_SET PROBLEM_. Exact reproduction is required for the lines bounded by the one containing "Give me the matplotlib source for this chart." and the one containing "b.set_linewidth(0)", both bounds included. Print them without any pictures.

[Figure scripts]

--

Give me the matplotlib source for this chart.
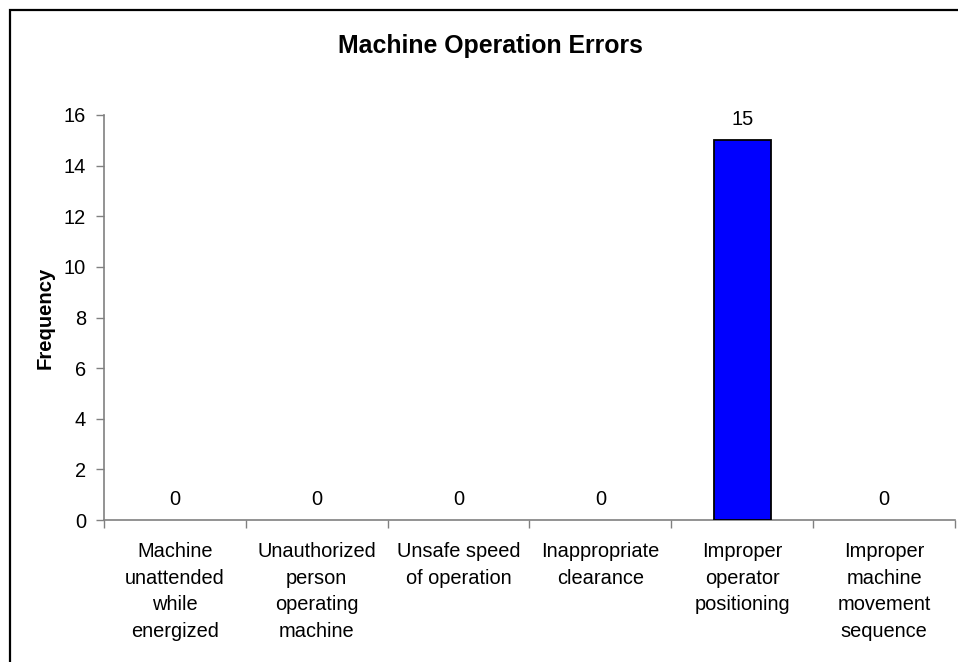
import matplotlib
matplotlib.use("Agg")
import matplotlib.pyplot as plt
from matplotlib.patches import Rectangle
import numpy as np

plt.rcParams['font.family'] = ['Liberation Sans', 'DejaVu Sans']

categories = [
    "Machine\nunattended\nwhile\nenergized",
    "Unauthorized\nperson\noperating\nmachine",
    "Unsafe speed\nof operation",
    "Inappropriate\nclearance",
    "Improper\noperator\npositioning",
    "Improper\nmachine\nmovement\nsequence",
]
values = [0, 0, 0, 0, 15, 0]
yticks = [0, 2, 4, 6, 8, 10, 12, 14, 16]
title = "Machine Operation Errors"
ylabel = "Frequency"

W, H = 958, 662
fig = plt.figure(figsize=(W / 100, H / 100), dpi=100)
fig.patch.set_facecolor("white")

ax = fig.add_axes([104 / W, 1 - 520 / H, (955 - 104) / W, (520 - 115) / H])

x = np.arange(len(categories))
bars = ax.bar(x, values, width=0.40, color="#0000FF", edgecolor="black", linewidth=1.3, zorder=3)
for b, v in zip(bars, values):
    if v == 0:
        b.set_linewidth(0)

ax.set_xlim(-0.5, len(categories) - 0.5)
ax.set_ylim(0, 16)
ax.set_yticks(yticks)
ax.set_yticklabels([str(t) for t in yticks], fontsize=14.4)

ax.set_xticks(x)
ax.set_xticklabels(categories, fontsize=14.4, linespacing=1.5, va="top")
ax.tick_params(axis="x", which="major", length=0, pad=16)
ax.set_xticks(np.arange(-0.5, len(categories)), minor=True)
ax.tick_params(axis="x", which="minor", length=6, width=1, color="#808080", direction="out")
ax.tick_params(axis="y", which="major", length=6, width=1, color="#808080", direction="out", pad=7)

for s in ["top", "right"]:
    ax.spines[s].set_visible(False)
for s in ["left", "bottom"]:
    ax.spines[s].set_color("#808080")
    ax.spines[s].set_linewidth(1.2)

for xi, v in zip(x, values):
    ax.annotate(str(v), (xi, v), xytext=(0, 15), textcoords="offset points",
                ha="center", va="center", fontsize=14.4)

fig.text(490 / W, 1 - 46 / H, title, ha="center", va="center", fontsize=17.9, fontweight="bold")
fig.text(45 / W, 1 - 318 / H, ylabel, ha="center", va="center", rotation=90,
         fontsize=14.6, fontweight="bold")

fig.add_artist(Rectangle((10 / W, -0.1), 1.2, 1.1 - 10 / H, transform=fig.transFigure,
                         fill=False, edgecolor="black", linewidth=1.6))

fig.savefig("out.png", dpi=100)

--

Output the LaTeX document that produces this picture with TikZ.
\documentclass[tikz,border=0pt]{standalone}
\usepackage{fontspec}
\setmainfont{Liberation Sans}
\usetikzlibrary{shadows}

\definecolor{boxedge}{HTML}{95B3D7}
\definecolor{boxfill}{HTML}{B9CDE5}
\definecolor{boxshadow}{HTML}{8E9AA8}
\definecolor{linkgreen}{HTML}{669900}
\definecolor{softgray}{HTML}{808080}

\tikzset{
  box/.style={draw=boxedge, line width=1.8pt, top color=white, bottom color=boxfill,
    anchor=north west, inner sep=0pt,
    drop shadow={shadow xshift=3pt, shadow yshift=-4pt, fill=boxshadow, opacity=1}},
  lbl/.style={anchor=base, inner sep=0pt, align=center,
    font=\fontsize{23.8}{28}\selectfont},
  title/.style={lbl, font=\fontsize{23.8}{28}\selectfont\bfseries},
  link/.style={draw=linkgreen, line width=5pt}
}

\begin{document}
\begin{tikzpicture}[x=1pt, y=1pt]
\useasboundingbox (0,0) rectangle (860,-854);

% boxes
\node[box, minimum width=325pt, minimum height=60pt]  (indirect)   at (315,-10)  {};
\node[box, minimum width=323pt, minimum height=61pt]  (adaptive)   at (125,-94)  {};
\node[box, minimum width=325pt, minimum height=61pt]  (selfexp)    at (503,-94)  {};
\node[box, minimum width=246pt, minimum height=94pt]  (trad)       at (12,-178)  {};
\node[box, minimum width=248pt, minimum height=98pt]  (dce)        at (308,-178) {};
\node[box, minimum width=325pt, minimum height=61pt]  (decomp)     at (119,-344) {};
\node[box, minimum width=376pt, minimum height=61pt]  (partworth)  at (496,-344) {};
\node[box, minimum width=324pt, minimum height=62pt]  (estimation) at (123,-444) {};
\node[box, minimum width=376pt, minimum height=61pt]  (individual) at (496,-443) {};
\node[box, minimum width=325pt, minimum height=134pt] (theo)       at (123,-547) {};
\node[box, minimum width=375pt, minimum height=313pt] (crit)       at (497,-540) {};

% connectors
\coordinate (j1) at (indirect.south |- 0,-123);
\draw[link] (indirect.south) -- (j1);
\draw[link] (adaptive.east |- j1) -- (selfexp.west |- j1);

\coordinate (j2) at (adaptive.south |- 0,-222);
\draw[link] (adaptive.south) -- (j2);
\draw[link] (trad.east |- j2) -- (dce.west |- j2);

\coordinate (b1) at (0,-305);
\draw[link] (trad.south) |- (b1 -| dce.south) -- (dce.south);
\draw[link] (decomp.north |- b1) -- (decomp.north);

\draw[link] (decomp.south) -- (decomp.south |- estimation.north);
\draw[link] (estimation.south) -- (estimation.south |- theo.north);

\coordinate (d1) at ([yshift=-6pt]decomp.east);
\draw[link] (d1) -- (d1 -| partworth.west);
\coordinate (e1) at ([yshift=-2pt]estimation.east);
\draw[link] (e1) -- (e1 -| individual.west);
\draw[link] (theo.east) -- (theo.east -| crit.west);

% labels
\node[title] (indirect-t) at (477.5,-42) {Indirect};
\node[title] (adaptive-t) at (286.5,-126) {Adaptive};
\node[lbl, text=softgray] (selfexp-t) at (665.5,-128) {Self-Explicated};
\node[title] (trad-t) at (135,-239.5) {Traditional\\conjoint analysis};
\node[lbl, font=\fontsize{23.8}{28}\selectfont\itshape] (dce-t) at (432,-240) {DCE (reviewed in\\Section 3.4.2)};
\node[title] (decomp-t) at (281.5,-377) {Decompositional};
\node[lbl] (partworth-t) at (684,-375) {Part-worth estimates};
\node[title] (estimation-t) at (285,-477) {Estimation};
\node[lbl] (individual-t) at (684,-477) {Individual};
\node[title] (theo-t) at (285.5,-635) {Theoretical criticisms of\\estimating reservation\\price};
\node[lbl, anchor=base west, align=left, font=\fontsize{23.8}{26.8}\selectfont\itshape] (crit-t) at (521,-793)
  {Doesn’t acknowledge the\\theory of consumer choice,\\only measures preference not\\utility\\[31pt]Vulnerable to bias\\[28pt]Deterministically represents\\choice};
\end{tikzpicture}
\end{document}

--

_EXERCISE SOLUTION_.
Give me the matplotlib source for this chart.
import matplotlib
matplotlib.use("Agg")
import matplotlib.pyplot as plt
from matplotlib.patches import Rectangle
import numpy as np

plt.rcParams['font.family'] = ['Liberation Sans', 'DejaVu Sans']

categories = [
    "Machine\nunattended\nwhile\nenergized",
    "Unauthorized\nperson\noperating\nmachine",
    "Unsafe speed\nof operation",
    "Inappropriate\nclearance",
    "Improper\noperator\npositioning",
    "Improper\nmachine\nmovement\nsequence",
]
values = [0, 0, 0, 0, 15, 0]
yticks = [0, 2, 4, 6, 8, 10, 12, 14, 16]
title = "Machine Operation Errors"
ylabel = "Frequency"

W, H = 958, 662
fig = plt.figure(figsize=(W / 100, H / 100), dpi=100)
fig.patch.set_facecolor("white")

ax = fig.add_axes([104 / W, 1 - 520 / H, (955 - 104) / W, (520 - 115) / H])

x = np.arange(len(categories))
bars = ax.bar(x, values, width=0.40, color="#0000FF", edgecolor="black", linewidth=1.3, zorder=3)
for b, v in zip(bars, values):
    if v == 0:
        b.set_linewidth(0)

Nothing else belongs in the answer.